VCAS: Before we bite so much that we can’t chew, so far as international exercises are concerned, we have restricted ourselves to once a year within our country and every alternate year outside. We have gained extremely valuable experience through interaction with the air forces of developed nations and have had the opportunity to study their philosophy of operations, maintenance, logistic support, international issues dealing with air power and inter-operability which is of vital importance. Today, a threat is not necessarily confined to the neighbourhood alone. Examples are the 9/11 and 26/11 episodes wherein non-state actors unleashed havoc with impunity. The world is slowly becoming multi-polar but in the interest of humanity we must be able to cooperate with each other to jointly overwhelm an enemy which may not necessarily belong to any state or nation. Through such exercises we have moved forward and we plan to have many more exercises in the future. There is an exercise with the US Air Force planned in October involving special forces and transport aircraft from both sides The aim is to develop inter-operability and capability for speedy response using a variety of different platforms in a realistic scenario. This effort will extend over a long time to enable both sides to understand each other better. We have no language barrier and have had a number of such exchanges involving the army as well. With China, there has been exchange of visits by delegations and also a performance by the Surya Kirans. As and when we resolve some thorny issues and the government permits, we will participate in a joint exercise with them. These, undoubtedly, will be fruitful for both parties.

SP’s: Network-Centric Warfare is fast becoming the norm in the conduct of military operations, more importantly in air operations. What steps is the IAF taking to get this vital capability for its own and integrated joint operations?

VCAS: Network-centric operation is a vital aspect that needs to be and has been addressed by the IAF as well as by the other two services. There has been considerable progress in the exploitation of space-based capabilities with support from ISRO (Indian Space Research Organisation). There are plans to have dedicated defence related satellites not only for imaging but data linking to minimise decision-making time, sensor-toshooter time as also enhance situational awareness. Networkcentric systems will cover not only the combat elements of the three services on the ground or in the air, but also the leadership at different levels and intelligence agencies. Achieving a high level of proficiency is a massive task and no country has achieved it in less than a decade. We are fortunate that today the technology is available within the country and we may be able to achieve this in comparatively lesser time than even some of the developed countries.

SP’s: What additional infrastructure is the IAF creating in north India and Arunachal Pradesh to beef up its operational capabilities?

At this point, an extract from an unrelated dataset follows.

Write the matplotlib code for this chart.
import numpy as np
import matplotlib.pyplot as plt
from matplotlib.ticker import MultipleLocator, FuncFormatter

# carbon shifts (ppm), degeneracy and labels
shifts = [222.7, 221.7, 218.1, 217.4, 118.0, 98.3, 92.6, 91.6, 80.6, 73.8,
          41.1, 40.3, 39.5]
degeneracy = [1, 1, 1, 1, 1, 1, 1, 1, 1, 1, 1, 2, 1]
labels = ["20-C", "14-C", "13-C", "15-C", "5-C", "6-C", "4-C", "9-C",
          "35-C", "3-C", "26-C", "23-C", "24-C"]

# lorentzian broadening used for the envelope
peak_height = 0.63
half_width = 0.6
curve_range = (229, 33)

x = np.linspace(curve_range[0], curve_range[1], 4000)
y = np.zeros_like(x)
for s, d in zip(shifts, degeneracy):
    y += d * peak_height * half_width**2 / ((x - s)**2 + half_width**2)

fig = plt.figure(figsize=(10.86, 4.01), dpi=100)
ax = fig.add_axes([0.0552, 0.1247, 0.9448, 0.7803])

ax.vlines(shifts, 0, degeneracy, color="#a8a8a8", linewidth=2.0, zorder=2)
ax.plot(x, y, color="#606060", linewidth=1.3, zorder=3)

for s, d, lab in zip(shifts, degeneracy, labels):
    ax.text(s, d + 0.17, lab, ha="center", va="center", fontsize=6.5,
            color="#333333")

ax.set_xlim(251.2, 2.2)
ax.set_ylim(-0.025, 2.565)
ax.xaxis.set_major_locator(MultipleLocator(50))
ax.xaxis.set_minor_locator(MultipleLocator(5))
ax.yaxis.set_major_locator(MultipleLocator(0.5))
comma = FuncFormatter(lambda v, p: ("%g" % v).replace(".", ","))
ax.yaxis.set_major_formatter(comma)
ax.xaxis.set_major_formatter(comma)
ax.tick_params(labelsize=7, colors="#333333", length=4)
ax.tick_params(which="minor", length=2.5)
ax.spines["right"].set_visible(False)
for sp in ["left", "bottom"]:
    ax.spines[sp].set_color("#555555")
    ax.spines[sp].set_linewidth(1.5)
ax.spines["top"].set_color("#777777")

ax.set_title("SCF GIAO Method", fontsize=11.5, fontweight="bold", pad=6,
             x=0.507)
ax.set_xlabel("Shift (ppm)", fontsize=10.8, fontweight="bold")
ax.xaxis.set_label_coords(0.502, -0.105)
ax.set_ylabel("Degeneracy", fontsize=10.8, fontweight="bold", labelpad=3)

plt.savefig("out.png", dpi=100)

VCAS: Areas in the Northeast have not been developed adequately in comparison to the rest of the country. Whilst the Indian Army has been deployed in full strength for a long time, involvement of the IAF has been limited largely to air maintenance. Now we are in the process of deploying the Su-30MKI which has the latest technology and with in-flight refueling capability, it can operate over large distances. For rapid deployment of the army in the Northeast, our capabilities are restricted to basically few airstrips or advanced landing grounds and helipads that we have up in the mountains. However, the government in the recent past has felt the need for not only air maintenance of our troops but also the welfare of the civil population there and improvement in their quality of life, as also boost tourism. To achieve these multiple aims, a massive programme for the upgrade of aviation infrastructure in the northeastern regions has been launched. I myself am heading one of the apex bodies to look after the development of groundbased air assets in the Northeast, and with a sanctioned budget already in place, we are working hard to meet the timelines.

SP’s: How is the indigenous production of the Su-30MKI progressing and in what time frame will the induction of the planned 230 aircraft be completed?

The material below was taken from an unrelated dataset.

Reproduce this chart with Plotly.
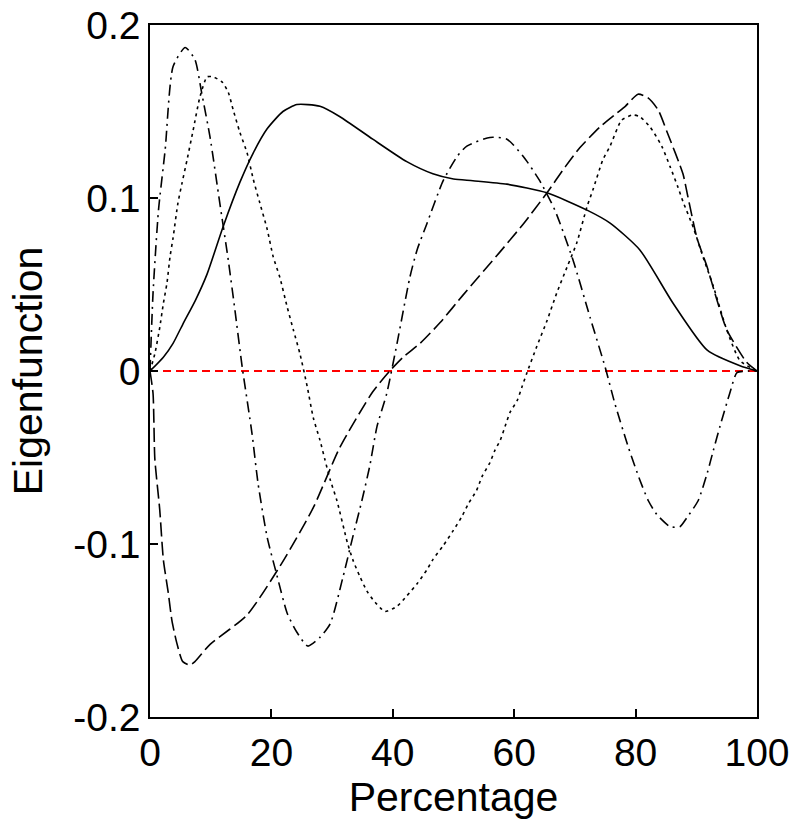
import plotly.graph_objects as go

# ---- data ----
solid_x = [0, 2.2, 3.8, 5.4, 7.5, 9.4, 12, 14.8, 17, 19.3, 21.9, 24.2, 26, 28, 31.3, 36.7,
           42.3, 46.6, 50, 53.2, 58.8, 65.4, 72, 75.8, 80.7, 86.2, 91.8, 97.2, 100]
solid_y = [0, 0.008, 0.016, 0.027, 0.041, 0.056, 0.083, 0.109, 0.126, 0.140, 0.150, 0.154,
           0.154, 0.153, 0.147, 0.134, 0.121, 0.114, 0.111, 0.110, 0.108, 0.103, 0.093,
           0.0855, 0.070, 0.039, 0.012, 0.003, 0]

longdash_x = [0, 0.5, 0.8, 1.6, 2.2, 3.0, 3.6, 4.4, 5.4, 6.6, 7.4, 9.9, 16, 21.9, 26.9, 31.3,
              36.7, 39.5, 41.7, 44.5, 47.8, 51.6, 57.7, 61.5, 65.4, 68.4, 70.8, 74.1, 76.9,
              78.3, 80.4, 82, 83.7, 85.2, 87.8, 88.6, 90.1, 91.8, 93.4, 95, 98.3, 100]
longdash_y = [0, -0.013, -0.051, -0.080, -0.109, -0.128, -0.144, -0.157, -0.168, -0.170,
              -0.168, -0.158, -0.141, -0.110, -0.079, -0.044, -0.012, 0, 0.008, 0.016, 0.028,
              0.044, 0.069, 0.085, 0.103, 0.118, 0.129, 0.141, 0.149, 0.153, 0.160, 0.158,
              0.151, 0.138, 0.114, 0.101, 0.077, 0.060, 0.041, 0.024, 0.005, 0]

dashdot_x = [0, 0.5, 1.4, 2.5, 3.8, 5.8, 7.4, 8.5, 9.9, 11.5, 12.9, 14, 15.2, 16.8, 17.8, 19.3,
             20.9, 22.6, 24.2, 26, 28, 29.7, 31.8, 33.4, 34.9, 36.2, 37.4, 39, 40.7, 42.8, 44,
             45.6, 48.3, 50.6, 52.2, 56, 58.8, 61.5, 64.2, 66.7, 69.7, 72.5, 75, 76.6, 78.8,
             80.7, 82.1, 83.5, 85.7, 87.3, 88.4, 90.3, 91.8, 92.8, 93.9, 95.5, 96.7, 98.5, 100]
dashdot_y = [0, 0.045, 0.093, 0.128, 0.176, 0.187, 0.180, 0.161, 0.135, 0.097, 0.064, 0.035,
             0.002, -0.036, -0.065, -0.096, -0.118, -0.140, -0.151, -0.159, -0.154, -0.146,
             -0.119, -0.096, -0.075, -0.055, -0.032, -0.013, 0.016, 0.054, 0.070, 0.085,
             0.110, 0.124, 0.130, 0.135, 0.134, 0.124, 0.110, 0.093, 0.064, 0.031, 0.002,
             -0.019, -0.044, -0.063, -0.075, -0.083, -0.090, -0.090, -0.085, -0.075, -0.059,
             -0.046, -0.032, -0.013, -0.001, 0.0, 0]

dotted_x = [0, 0.8, 1.6, 2.2, 2.8, 3.3, 3.8, 4.6, 5.3, 6.1, 7.1, 8.2, 9.4, 10.4, 11.9, 12.9,
            13.7, 14.8, 16, 17, 18.1, 19.3, 20.3, 21.4, 22.6, 23.6, 24.7, 25.9, 26.9, 28,
            28.8, 29.7, 30.8, 32.5, 33.4, 34.6, 35.7, 36.7, 38.7, 40.7, 42.3, 44, 45.6, 46.6,
            48.3, 50, 51.4, 52.4, 53.8, 54.7, 56, 56.8, 57.7, 58.5, 59.3, 60.5, 61.3, 62.1,
            63.7, 65.4, 67, 68.7, 70.3, 72, 73, 74.6, 75.8, 77.7, 79.5, 80.7, 82.4, 84.3,
            85.7, 87, 87.8, 89.5, 91.1, 92.8, 95, 97.2, 100]
dotted_y = [0, 0.010, 0.025, 0.039, 0.051, 0.066, 0.077, 0.097, 0.109, 0.122, 0.139, 0.158,
            0.170, 0.170, 0.167, 0.161, 0.151, 0.138, 0.126, 0.111, 0.097, 0.082, 0.066,
            0.054, 0.037, 0.024, 0.010, -0.009, -0.027, -0.040, -0.051, -0.063, -0.075,
            -0.099, -0.109, -0.119, -0.127, -0.132, -0.139, -0.136, -0.130, -0.123, -0.115,
            -0.109, -0.101, -0.092, -0.084, -0.077, -0.069, -0.061, -0.053, -0.046, -0.040,
            -0.032, -0.024, -0.017, -0.009, -0.001, 0.014, 0.029, 0.045, 0.060, 0.074,
            0.095, 0.105, 0.122, 0.130, 0.145, 0.148, 0.147, 0.141, 0.130, 0.118, 0.106,
            0.098, 0.083, 0.066, 0.049, 0.024, 0.006, 0]

zero_x = [0, 100]
zero_y = [0, 0]

x_ticks = [0, 20, 40, 60, 80, 100]
x_tick_labels = ["0", "20", "40", "60", "80", "100"]
y_ticks = [-0.2, -0.1, 0, 0.1, 0.2]
y_tick_labels = ["-0.2", "-0.1", "0", "0.1", "0.2"]

FONT = "Liberation Sans, Arial, sans-serif"

fig = go.Figure()
fig.add_trace(go.Scatter(x=zero_x, y=zero_y, mode="lines",
                         line=dict(color="#ff0000", width=2, dash="8px,5px")))
fig.add_trace(go.Scatter(x=solid_x, y=solid_y, mode="lines",
                         line=dict(color="black", width=1.6, shape="spline", smoothing=0.6)))
fig.add_trace(go.Scatter(x=longdash_x, y=longdash_y, mode="lines",
                         line=dict(color="black", width=1.6, dash="14px,5px",
                                   shape="spline", smoothing=0.6)))
fig.add_trace(go.Scatter(x=dashdot_x, y=dashdot_y, mode="lines",
                         line=dict(color="black", width=1.6, dash="11px,5px,2px,5px",
                                   shape="spline", smoothing=0.6)))
fig.add_trace(go.Scatter(x=dotted_x, y=dotted_y, mode="lines",
                         line=dict(color="black", width=1.6, dash="3px,4px",
                                   shape="spline", smoothing=0.6)))

axis_common = dict(showline=True, mirror=True, linecolor="black", linewidth=1.5,
                   ticks="inside", ticklen=8, tickwidth=1.5, tickcolor="black",
                   showgrid=False, zeroline=False, automargin=False,
                   ticklabeloverflow="allow",
                   tickfont=dict(family=FONT, size=39, color="black"))

fig.update_layout(
    width=800, height=830,
    margin=dict(l=150, r=43, t=25, b=113),
    paper_bgcolor="white", plot_bgcolor="white",
    showlegend=False,
    font=dict(family=FONT, color="black"),
    xaxis=dict(range=[0, 100], tickvals=x_ticks, ticktext=x_tick_labels,
               title=dict(text="Percentage", font=dict(family=FONT, size=41), standoff=8),
               **axis_common),
    yaxis=dict(range=[-0.2, 0.2], tickvals=y_ticks, ticktext=y_tick_labels,
               title=dict(text="Eigenfunction", font=dict(family=FONT, size=41), standoff=18),
               **axis_common),
)

fig.write_html("out.html",
               config={"displayModeBar": False},
               post_script="document.body.style.margin='0px';document.body.style.overflow='hidden';")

VCAS: Indigenous production of the Su-30MKI is progressing well. Our people have gained experience over the last decade and we have no problems there. As for the numbers and time frame, these keep changing. Initially, we thought of acquiring 150 but now it has gone up substantially to around 230. We are looking at an upgrade of the Su-30MKI commencing 2011 and hoping to complete by 2014-15. So it’s an ongoing process and we are quite comfortable with the Sukhoi programme.

SP’s: Are there plans to acquire more such aircraft from HAL to further enhance the IAF’s combat capabilities?

VCAS: If there is delay in other projects there might be a requirement to procure additional aircraft as a follow-up of the orders that have been already placed because we cannot afford to come down below a minimum level of operational capability. The government has always been supportive in this regard. We may order around 50 more aircraft over the next three years beyond 2015.

SP’s: ‘Jointness’ continues to be a major area of concern for the three services. What measures are being adopted to take it to the next level? Is there a case for establishing a fully functional 24x7 ‘Joint Operations Room’?

VCAS: I would not agree with your first statement as jointness has always been there. Earlier, we didn’t have structured jointness, but we always came together when the need arose and every war so far has been fought jointly. A conflict in the future is likely to be short and swift. In our context, we would not like to cross the nuclear threshold. Consequently, we have to jointly formulate a plan which we are doing. I have been fortunate to head two Air Force Commands. My affiliation was with four army commands—Western, Northern, Southern and South-Western—and our jointness was very good. We are doing everything together, including working out joint practices, training, concepts of operations, targeting and so on. Regarding Joint Operations Room, we have created one at the national level where not only we but the political leadership and senior bureaucracy will be present so that whatever decision is taken will be disseminated to all. This arrangement is best for resource management and best for concentration of power. The national command post is very much functional.

SP’s: During your tenure as the Air Officer Commandingin-Chief, Western Air Command (WAC), IAF, you had successfully achieved zero accident rate. What specific steps are you contemplating to improve flight safety in the IAF as a whole?

VCAS: First and foremost, I must have been lucky, because since Independence this is the first time that a year has passed without an accident. But luck alone cannot make one achieve this. It was due to the involvement of each and every one of us, right from the lowest rank to the C-in-C (Commander-in-Chief) who did his/her job in a professional manner. Human error related accidents, which form a major chunk in our air force, is one area in which we can achieve zero accident rate by enhancing awareness and sense of responsibility. Short cut in military aviation is far too risky. We have to create an environment wherein each and every individual concentrates on the job that he is doing rather than his mind being diverted to other issues which are not directly connected to his work. One performs better in a stable environment. Of course, talking to each other is very important and listening to anyone who has something to say leads to better efficiency. I think we achieved this in WAC to a very large extent. We are fortunate that we did not have any accident either due to human error or technical reasons. Hopefully, the message is going down as this is an ongoing process which will help bring down the accident rate of the IAF as a whole.